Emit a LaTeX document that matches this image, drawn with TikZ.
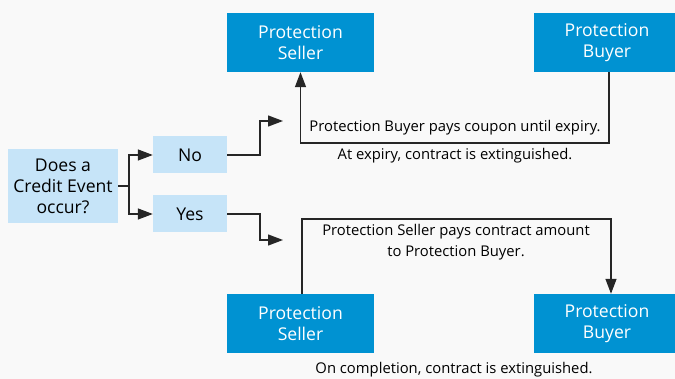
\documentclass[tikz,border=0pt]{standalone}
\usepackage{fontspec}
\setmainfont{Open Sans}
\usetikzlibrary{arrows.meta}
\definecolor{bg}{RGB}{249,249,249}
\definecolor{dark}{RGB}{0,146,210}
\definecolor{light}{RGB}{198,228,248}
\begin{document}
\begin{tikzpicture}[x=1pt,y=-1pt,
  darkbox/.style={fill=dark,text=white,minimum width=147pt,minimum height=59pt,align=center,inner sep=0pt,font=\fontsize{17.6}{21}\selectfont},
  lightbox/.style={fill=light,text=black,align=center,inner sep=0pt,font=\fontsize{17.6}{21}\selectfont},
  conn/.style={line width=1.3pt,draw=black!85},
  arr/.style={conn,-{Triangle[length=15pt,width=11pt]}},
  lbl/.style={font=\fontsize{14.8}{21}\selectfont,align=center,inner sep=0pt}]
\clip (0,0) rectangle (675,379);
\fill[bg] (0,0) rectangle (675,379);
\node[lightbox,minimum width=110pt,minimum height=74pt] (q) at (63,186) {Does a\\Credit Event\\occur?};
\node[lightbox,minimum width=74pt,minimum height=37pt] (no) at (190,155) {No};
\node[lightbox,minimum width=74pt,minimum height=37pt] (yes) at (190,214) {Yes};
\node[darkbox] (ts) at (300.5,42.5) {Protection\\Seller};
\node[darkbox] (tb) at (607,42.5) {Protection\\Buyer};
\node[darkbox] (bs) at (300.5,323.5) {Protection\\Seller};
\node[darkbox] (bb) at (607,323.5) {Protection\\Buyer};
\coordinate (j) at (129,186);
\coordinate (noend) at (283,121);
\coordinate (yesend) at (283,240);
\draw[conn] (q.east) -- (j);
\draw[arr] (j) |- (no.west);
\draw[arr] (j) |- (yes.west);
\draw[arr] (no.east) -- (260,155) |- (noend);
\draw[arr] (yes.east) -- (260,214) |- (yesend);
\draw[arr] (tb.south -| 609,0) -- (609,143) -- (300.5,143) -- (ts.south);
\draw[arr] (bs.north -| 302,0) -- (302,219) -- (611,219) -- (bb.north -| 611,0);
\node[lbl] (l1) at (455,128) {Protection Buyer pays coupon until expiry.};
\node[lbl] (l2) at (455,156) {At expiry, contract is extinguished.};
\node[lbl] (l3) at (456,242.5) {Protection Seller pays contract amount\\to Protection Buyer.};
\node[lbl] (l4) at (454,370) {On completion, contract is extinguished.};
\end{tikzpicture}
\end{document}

━━━━

* WRITTEN TASK *
Copy out all of the material exactly as written, without its pictures.

* CORRECT RESULT *
Emit a LaTeX document that matches this image, drawn with TikZ.
\documentclass[tikz,border=0pt]{standalone}
\usepackage{fontspec}
\setmainfont{Open Sans}
\usetikzlibrary{arrows.meta}
\definecolor{bg}{RGB}{249,249,249}
\definecolor{dark}{RGB}{0,146,210}
\definecolor{light}{RGB}{198,228,248}
\begin{document}
\begin{tikzpicture}[x=1pt,y=-1pt,
  darkbox/.style={fill=dark,text=white,minimum width=147pt,minimum height=59pt,align=center,inner sep=0pt,font=\fontsize{17.6}{21}\selectfont},
  lightbox/.style={fill=light,text=black,align=center,inner sep=0pt,font=\fontsize{17.6}{21}\selectfont},
  conn/.style={line width=1.3pt,draw=black!85},
  arr/.style={conn,-{Triangle[length=15pt,width=11pt]}},
  lbl/.style={font=\fontsize{14.8}{21}\selectfont,align=center,inner sep=0pt}]
\clip (0,0) rectangle (675,379);
\fill[bg] (0,0) rectangle (675,379);
\node[lightbox,minimum width=110pt,minimum height=74pt] (q) at (63,186) {Does a\\Credit Event\\occur?};
\node[lightbox,minimum width=74pt,minimum height=37pt] (no) at (190,155) {No};
\node[lightbox,minimum width=74pt,minimum height=37pt] (yes) at (190,214) {Yes};
\node[darkbox] (ts) at (300.5,42.5) {Protection\\Seller};
\node[darkbox] (tb) at (607,42.5) {Protection\\Buyer};
\node[darkbox] (bs) at (300.5,323.5) {Protection\\Seller};
\node[darkbox] (bb) at (607,323.5) {Protection\\Buyer};
\coordinate (j) at (129,186);
\coordinate (noend) at (283,121);
\coordinate (yesend) at (283,240);
\draw[conn] (q.east) -- (j);
\draw[arr] (j) |- (no.west);
\draw[arr] (j) |- (yes.west);
\draw[arr] (no.east) -- (260,155) |- (noend);
\draw[arr] (yes.east) -- (260,214) |- (yesend);
\draw[arr] (tb.south -| 609,0) -- (609,143) -- (300.5,143) -- (ts.south);
\draw[arr] (bs.north -| 302,0) -- (302,219) -- (611,219) -- (bb.north -| 611,0);
\node[lbl] (l1) at (455,128) {Protection Buyer pays coupon until expiry.};
\node[lbl] (l2) at (455,156) {At expiry, contract is extinguished.};
\node[lbl] (l3) at (456,242.5) {Protection Seller pays contract amount\\to Protection Buyer.};
\node[lbl] (l4) at (454,370) {On completion, contract is extinguished.};
\end{tikzpicture}
\end{document}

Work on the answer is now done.